Il reato di frode in commercio può essere assorbito da quello di ricettazione?
No, la Corte di Cassazione ha stabilito che i due reati non sono assorbibili. Si tratta di condotte distinte che si perfezionano in fasi diverse e tutelano beni giuridici differenti, pertanto mantengono la loro autonomia.
Qual è la differenza fondamentale tra la condotta di ricettazione e quella di frode in commercio secondo la Corte?
La ricettazione si concretizza con la ricezione di beni di provenienza illecita. La frode in commercio, invece, si realizza in una fase successiva, ovvero al momento della consegna di tali beni a un acquirente, ingannandolo sulla loro natura, origine o qualità.
Quali sono state le conseguenze per il ricorrente in questo caso?

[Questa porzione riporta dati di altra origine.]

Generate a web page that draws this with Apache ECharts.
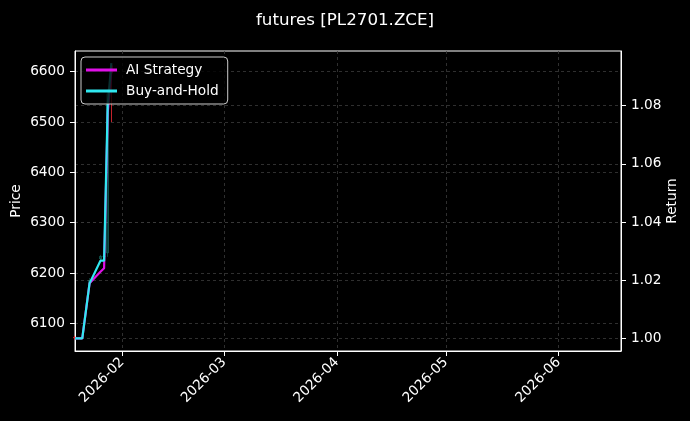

Il ricorso è stato dichiarato inammissibile. Di conseguenza, il ricorrente è stato condannato al pagamento delle spese processuali e al versamento di una somma di tremila euro in favore della Cassa delle ammende.
Testo del provvedimento
Ordinanza di Cassazione Penale Sez. 7 Num. 34864 Anno 2024
Penale Ord. Sez. 7 Num. 34864 Anno 2024
Presidente: COGNOME NOME
Relatore: COGNOME NOME
Data Udienza: 04/06/2024
ORDINANZA
sul ricorso proposto da: COGNOME nato il DATA_NASCITA
avverso la sentenza del 06/12/2023 della CORTE APPELLO di ROMA
dato avviso alle parti; udita la relazione svolta dal Consigliere NOME COGNOME;
RITENUTO IN FATTO E IN DIRITTO
Letto il ricorso di COGNOME, ritenuto che l’unico motivo di ricorso che denuncia violazione di legge e vizio di motivazione in ordine all’assorbimento dell’art. 515 cod. pen. al reato di cui all’art. 648 cod. pen. è manifestamente infondato, attesa la diversa materialità delle condotte, che si pongono in fasi diverse (la ricezione per la ricettazione e la -successiva- consegna per la frode in commercio) oltre che per il diverso bene giuridico protetto dalle due norme);
rilevato che il ricorso deve essere dichiarato inammissibile con condanna della ricorrente al pagamento delle spese processuali e della somma di euro tremila in favore della Cassa delle ammende.
P.Q.M.
Dichiara inammissibile il ricorso e condanna la ricorrente al pagamento delle spese processuali ed alla somma di euro tremila in favore delle Cassa delle ammende.
Così deciso in Roma, il 4 giugno 2024.